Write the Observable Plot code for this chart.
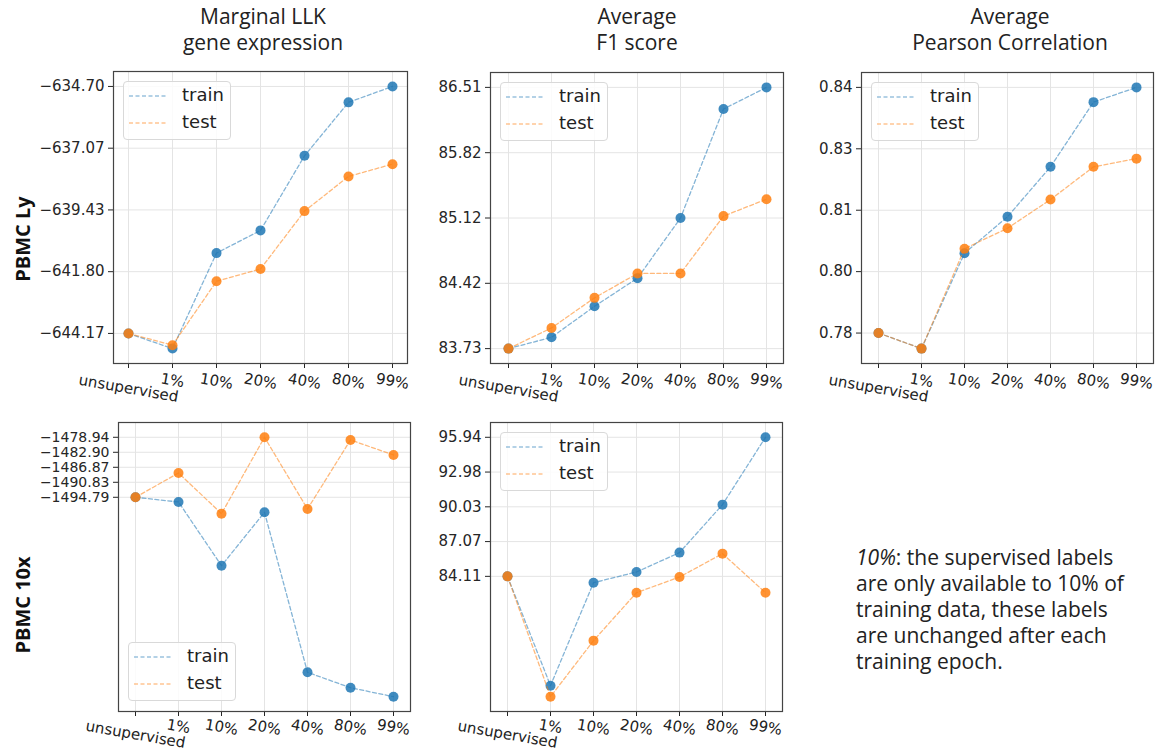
<!DOCTYPE html>
<html><head><meta charset="utf-8">
<script src="https://cdn.jsdelivr.net/npm/d3@7"></script>
<script src="https://cdn.jsdelivr.net/npm/@observablehq/plot@0.6"></script>
<style>
body{margin:0;background:#fff;}
#root{position:relative;width:1165px;height:751px;overflow:hidden;background:#fff;}
.abs{position:absolute;}
.title{font-family:"Open Sans",sans-serif;font-size:21px;color:#222;text-align:center;line-height:26px;transform:translateX(-50%);white-space:nowrap;}
.row{font-family:"Open Sans",sans-serif;font-weight:bold;font-size:20px;color:#111;transform:translate(-50%,-50%) rotate(-90deg);white-space:nowrap;}
.legend{position:absolute;box-sizing:border-box;width:108px;height:59px;border:1px solid #d9d9d9;border-radius:4px;background:rgba(255,255,255,0.85);}
.legend .item{position:absolute;left:58px;font-family:"DejaVu Sans",sans-serif;font-size:18px;color:#222;line-height:20px;}
.legend svg{position:absolute;left:5px;}
.note{font-family:"Open Sans",sans-serif;font-size:21px;color:#222;line-height:26px;white-space:nowrap;}
</style>
</head><body><div id="root"></div>
<script>
// ---- data ----
const categories = ["unsupervised","1%","10%","20%","40%","80%","99%"];
const seriesNames = ["train","test"];

const lyLlkTrain = [-644.17, -644.75, -641.09, -640.22, -637.36, -635.31, -634.70];
const lyLlkTest  = [-644.17, -644.62, -642.17, -641.70, -639.48, -638.15, -637.68];
const lyLlkTicks = [-644.17, -641.8025, -639.435, -637.0675, -634.70];
const lyLlkLabels = ["−644.17","−641.80","−639.43","−637.07","−634.70"];

const lyF1Train = [83.73, 83.85, 84.18, 84.48, 85.12, 86.28, 86.51];
const lyF1Test  = [83.73, 83.95, 84.27, 84.53, 84.53, 85.14, 85.32];
const lyF1Ticks = [83.73, 84.425, 85.12, 85.815, 86.51];
const lyF1Labels = ["83.73","84.42","85.12","85.82","86.51"];

const lyPearsonTrain = [0.780, 0.7762, 0.7995, 0.8084, 0.8206, 0.8364, 0.840];
const lyPearsonTest  = [0.780, 0.7762, 0.8006, 0.8056, 0.8126, 0.8206, 0.8226];
const lyPearsonTicks = [0.78, 0.795, 0.81, 0.825, 0.84];
const lyPearsonLabels = ["0.78","0.80","0.81","0.83","0.84"];

const x10LlkTrain = [-1494.79, -1496.03, -1512.86, -1498.75, -1541.03, -1545.09, -1547.47];
const x10LlkTest  = [-1494.79, -1488.37, -1499.12, -1478.94, -1497.88, -1479.65, -1483.61];
const x10LlkTicks = [-1494.79, -1490.8275, -1486.865, -1482.9025, -1478.94];
const x10LlkLabels = ["−1494.79","−1490.83","−1486.87","−1482.90","−1478.94"];

const x10F1Train = [84.11, 74.81, 83.57, 84.48, 86.13, 90.21, 95.94];
const x10F1Test  = [84.11, 73.87, 78.64, 82.72, 84.05, 86.04, 82.72];
const x10F1Ticks = [84.11, 87.0675, 90.025, 92.9825, 95.94];
const x10F1Labels = ["84.11","87.07","90.03","92.98","95.94"];

const colTitles = [["Marginal LLK","gene expression"],["Average","F1 score"],["Average","Pearson Correlation"]];
const rowTitles = ["PBMC Ly","PBMC 10x"];
const noteLines = ["<i>10%</i>: the supervised labels","are only available to 10% of","training data, these labels","are unchanged after each","training epoch."];

// ---- drawing ----
const root = document.getElementById("root");
const colors = {train:"#1f77b4", test:"#ff7f0e"};

function panel(train, test, ticks, labels, frame, legendBottom, yFont, labelShift) {
  const [L,T,R,B] = frame;
  const mL=95, mR=10, mT=10, mB=60;
  const rows = s => categories.map((c,i)=>({cat:c, v:(s==="train"?train:test)[i], s}));
  const all = train.concat(test);
  const lo = d3.min(all), hi = d3.max(all), pad = (hi-lo)*0.057;
  const labelMarks = categories.map(c => Plot.text([c], {
    x: d=>d, frameAnchor:"bottom", textAnchor:"middle", lineAnchor:"middle",
    rotate:10, dy: 17 + (c.length-2)*0.8 + labelShift, fontSize:15, fill:"#222"
  }));
  const marks = [
    Plot.gridY(ticks, {stroke:"#e4e4e4", strokeOpacity:1}),
    Plot.gridX(categories, {x:d=>d, stroke:"#e4e4e4", strokeOpacity:1}),
    Plot.axisY({ticks, tickFormat: d => labels[ticks.indexOf(d)], tickSize:5, tickPadding:4, fontSize:yFont, label:null}),
    Plot.axisX({tickSize:5, tickFormat: () => "", label:null}),
    ...labelMarks
  ];
  for (const s of seriesNames) {
    marks.push(Plot.line(rows(s), {x:"cat", y:"v", stroke:colors[s], strokeWidth:1.3, strokeOpacity:0.55, strokeDasharray:"4,2.5"}));
    marks.push(Plot.dot(rows(s), {x:"cat", y:"v", r:5, fill:colors[s], fillOpacity:0.85, stroke:"none"}));
  }
  marks.push(Plot.frame({stroke:"#444", strokeWidth:1.2}));
  const svg = Plot.plot({
    width: mL+(R-L)+mR, height: mT+(B-T)+mB,
    marginLeft:mL, marginRight:mR, marginTop:mT, marginBottom:mB,
    x:{type:"point", domain:categories, padding:0.34, label:null},
    y:{domain:[lo-pad, hi+pad], label:null},
    style:{fontFamily:"'DejaVu Sans', sans-serif", fontSize:"15px", color:"#262626", background:"transparent", overflow:"visible"},
    marks
  });
  svg.style.position = "absolute";
  svg.style.left = (L-mL)+"px";
  svg.style.top = (T-mT)+"px";
  root.appendChild(svg);
  // legend
  const lg = document.createElement("div");
  lg.className = "legend";
  lg.style.left = (L+10)+"px";
  if (legendBottom) lg.style.top = (B-10-59)+"px"; else lg.style.top = (T+10)+"px";
  seriesNames.forEach((s,k) => {
    const cy = 14 + k*26.7;
    lg.insertAdjacentHTML("beforeend",
      `<svg width="40" height="4" style="top:${cy-2}px"><line x1="0" y1="2" x2="39" y2="2" stroke="${colors[s]}" stroke-opacity="0.45" stroke-width="1.3" stroke-dasharray="4,2.5"/></svg>` +
      `<div class="item" style="top:${cy-11}px">${s}</div>`);
  });
  root.appendChild(lg);
}

panel(lyLlkTrain, lyLlkTest, lyLlkTicks, lyLlkLabels, [113,71,407,363], false, 15, 0);
panel(lyF1Train, lyF1Test, lyF1Ticks, lyF1Labels, [490,72,783,363], false, 15, 0);
panel(lyPearsonTrain, lyPearsonTest, lyPearsonTicks, lyPearsonLabels, [861,72,1153,363], false, 15, 0);
panel(x10LlkTrain, x10LlkTest, x10LlkTicks, x10LlkLabels, [118,422,410,711], true, 14, -2);
panel(x10F1Train, x10F1Test, x10F1Ticks, x10F1Labels, [490,422,782,711], false, 15, -2);

// titles
const titleX = [263, 637, 1010];
colTitles.forEach((t,i) => {
  const d = document.createElement("div");
  d.className = "abs title";
  d.style.left = titleX[i]+"px"; d.style.top = "3px";
  d.innerHTML = t.join("<br>");
  root.appendChild(d);
});
const rowY = [239, 605];
rowTitles.forEach((t,i) => {
  const d = document.createElement("div");
  d.className = "abs row";
  d.style.left = "22px"; d.style.top = rowY[i]+"px";
  d.textContent = t;
  root.appendChild(d);
});
const note = document.createElement("div");
note.className = "abs note";
note.style.left = "856px"; note.style.top = "544px";
note.innerHTML = noteLines.join("<br>");
root.appendChild(note);
</script>
</body></html>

◇ ◇ ◇ ◇ ◇ ◇ ◇

# Given exercise
Without the images, write out each line of the data verbatim.

# Written response
Write the Observable Plot code for this chart.
<!DOCTYPE html>
<html><head><meta charset="utf-8">
<script src="https://cdn.jsdelivr.net/npm/d3@7"></script>
<script src="https://cdn.jsdelivr.net/npm/@observablehq/plot@0.6"></script>
<style>
body{margin:0;background:#fff;}
#root{position:relative;width:1165px;height:751px;overflow:hidden;background:#fff;}
.abs{position:absolute;}
.title{font-family:"Open Sans",sans-serif;font-size:21px;color:#222;text-align:center;line-height:26px;transform:translateX(-50%);white-space:nowrap;}
.row{font-family:"Open Sans",sans-serif;font-weight:bold;font-size:20px;color:#111;transform:translate(-50%,-50%) rotate(-90deg);white-space:nowrap;}
.legend{position:absolute;box-sizing:border-box;width:108px;height:59px;border:1px solid #d9d9d9;border-radius:4px;background:rgba(255,255,255,0.85);}
.legend .item{position:absolute;left:58px;font-family:"DejaVu Sans",sans-serif;font-size:18px;color:#222;line-height:20px;}
.legend svg{position:absolute;left:5px;}
.note{font-family:"Open Sans",sans-serif;font-size:21px;color:#222;line-height:26px;white-space:nowrap;}
</style>
</head><body><div id="root"></div>
<script>
// ---- data ----
const categories = ["unsupervised","1%","10%","20%","40%","80%","99%"];
const seriesNames = ["train","test"];

const lyLlkTrain = [-644.17, -644.75, -641.09, -640.22, -637.36, -635.31, -634.70];
const lyLlkTest  = [-644.17, -644.62, -642.17, -641.70, -639.48, -638.15, -637.68];
const lyLlkTicks = [-644.17, -641.8025, -639.435, -637.0675, -634.70];
const lyLlkLabels = ["−644.17","−641.80","−639.43","−637.07","−634.70"];

const lyF1Train = [83.73, 83.85, 84.18, 84.48, 85.12, 86.28, 86.51];
const lyF1Test  = [83.73, 83.95, 84.27, 84.53, 84.53, 85.14, 85.32];
const lyF1Ticks = [83.73, 84.425, 85.12, 85.815, 86.51];
const lyF1Labels = ["83.73","84.42","85.12","85.82","86.51"];

const lyPearsonTrain = [0.780, 0.7762, 0.7995, 0.8084, 0.8206, 0.8364, 0.840];
const lyPearsonTest  = [0.780, 0.7762, 0.8006, 0.8056, 0.8126, 0.8206, 0.8226];
const lyPearsonTicks = [0.78, 0.795, 0.81, 0.825, 0.84];
const lyPearsonLabels = ["0.78","0.80","0.81","0.83","0.84"];

const x10LlkTrain = [-1494.79, -1496.03, -1512.86, -1498.75, -1541.03, -1545.09, -1547.47];
const x10LlkTest  = [-1494.79, -1488.37, -1499.12, -1478.94, -1497.88, -1479.65, -1483.61];
const x10LlkTicks = [-1494.79, -1490.8275, -1486.865, -1482.9025, -1478.94];
const x10LlkLabels = ["−1494.79","−1490.83","−1486.87","−1482.90","−1478.94"];

const x10F1Train = [84.11, 74.81, 83.57, 84.48, 86.13, 90.21, 95.94];
const x10F1Test  = [84.11, 73.87, 78.64, 82.72, 84.05, 86.04, 82.72];
const x10F1Ticks = [84.11, 87.0675, 90.025, 92.9825, 95.94];
const x10F1Labels = ["84.11","87.07","90.03","92.98","95.94"];

const colTitles = [["Marginal LLK","gene expression"],["Average","F1 score"],["Average","Pearson Correlation"]];
const rowTitles = ["PBMC Ly","PBMC 10x"];
const noteLines = ["<i>10%</i>: the supervised labels","are only available to 10% of","training data, these labels","are unchanged after each","training epoch."];

// ---- drawing ----
const root = document.getElementById("root");
const colors = {train:"#1f77b4", test:"#ff7f0e"};

function panel(train, test, ticks, labels, frame, legendBottom, yFont, labelShift) {
  const [L,T,R,B] = frame;
  const mL=95, mR=10, mT=10, mB=60;
  const rows = s => categories.map((c,i)=>({cat:c, v:(s==="train"?train:test)[i], s}));
  const all = train.concat(test);
  const lo = d3.min(all), hi = d3.max(all), pad = (hi-lo)*0.057;
  const labelMarks = categories.map(c => Plot.text([c], {
    x: d=>d, frameAnchor:"bottom", textAnchor:"middle", lineAnchor:"middle",
    rotate:10, dy: 17 + (c.length-2)*0.8 + labelShift, fontSize:15, fill:"#222"
  }));
  const marks = [
    Plot.gridY(ticks, {stroke:"#e4e4e4", strokeOpacity:1}),
    Plot.gridX(categories, {x:d=>d, stroke:"#e4e4e4", strokeOpacity:1}),
    Plot.axisY({ticks, tickFormat: d => labels[ticks.indexOf(d)], tickSize:5, tickPadding:4, fontSize:yFont, label:null}),
    Plot.axisX({tickSize:5, tickFormat: () => "", label:null}),
    ...labelMarks
  ];
  for (const s of seriesNames) {
    marks.push(Plot.line(rows(s), {x:"cat", y:"v", stroke:colors[s], strokeWidth:1.3, strokeOpacity:0.55, strokeDasharray:"4,2.5"}));
    marks.push(Plot.dot(rows(s), {x:"cat", y:"v", r:5, fill:colors[s], fillOpacity:0.85, stroke:"none"}));
  }
  marks.push(Plot.frame({stroke:"#444", strokeWidth:1.2}));
  const svg = Plot.plot({
    width: mL+(R-L)+mR, height: mT+(B-T)+mB,
    marginLeft:mL, marginRight:mR, marginTop:mT, marginBottom:mB,
    x:{type:"point", domain:categories, padding:0.34, label:null},
    y:{domain:[lo-pad, hi+pad], label:null},
    style:{fontFamily:"'DejaVu Sans', sans-serif", fontSize:"15px", color:"#262626", background:"transparent", overflow:"visible"},
    marks
  });
  svg.style.position = "absolute";
  svg.style.left = (L-mL)+"px";
  svg.style.top = (T-mT)+"px";
  root.appendChild(svg);
  // legend
  const lg = document.createElement("div");
  lg.className = "legend";
  lg.style.left = (L+10)+"px";
  if (legendBottom) lg.style.top = (B-10-59)+"px"; else lg.style.top = (T+10)+"px";
  seriesNames.forEach((s,k) => {
    const cy = 14 + k*26.7;
    lg.insertAdjacentHTML("beforeend",
      `<svg width="40" height="4" style="top:${cy-2}px"><line x1="0" y1="2" x2="39" y2="2" stroke="${colors[s]}" stroke-opacity="0.45" stroke-width="1.3" stroke-dasharray="4,2.5"/></svg>` +
      `<div class="item" style="top:${cy-11}px">${s}</div>`);
  });
  root.appendChild(lg);
}

panel(lyLlkTrain, lyLlkTest, lyLlkTicks, lyLlkLabels, [113,71,407,363], false, 15, 0);
panel(lyF1Train, lyF1Test, lyF1Ticks, lyF1Labels, [490,72,783,363], false, 15, 0);
panel(lyPearsonTrain, lyPearsonTest, lyPearsonTicks, lyPearsonLabels, [861,72,1153,363], false, 15, 0);
panel(x10LlkTrain, x10LlkTest, x10LlkTicks, x10LlkLabels, [118,422,410,711], true, 14, -2);
panel(x10F1Train, x10F1Test, x10F1Ticks, x10F1Labels, [490,422,782,711], false, 15, -2);

// titles
const titleX = [263, 637, 1010];
colTitles.forEach((t,i) => {
  const d = document.createElement("div");
  d.className = "abs title";
  d.style.left = titleX[i]+"px"; d.style.top = "3px";
  d.innerHTML = t.join("<br>");
  root.appendChild(d);
});
const rowY = [239, 605];
rowTitles.forEach((t,i) => {
  const d = document.createElement("div");
  d.className = "abs row";
  d.style.left = "22px"; d.style.top = rowY[i]+"px";
  d.textContent = t;
  root.appendChild(d);
});
const note = document.createElement("div");
note.className = "abs note";
note.style.left = "856px"; note.style.top = "544px";
note.innerHTML = noteLines.join("<br>");
root.appendChild(note);
</script>
</body></html>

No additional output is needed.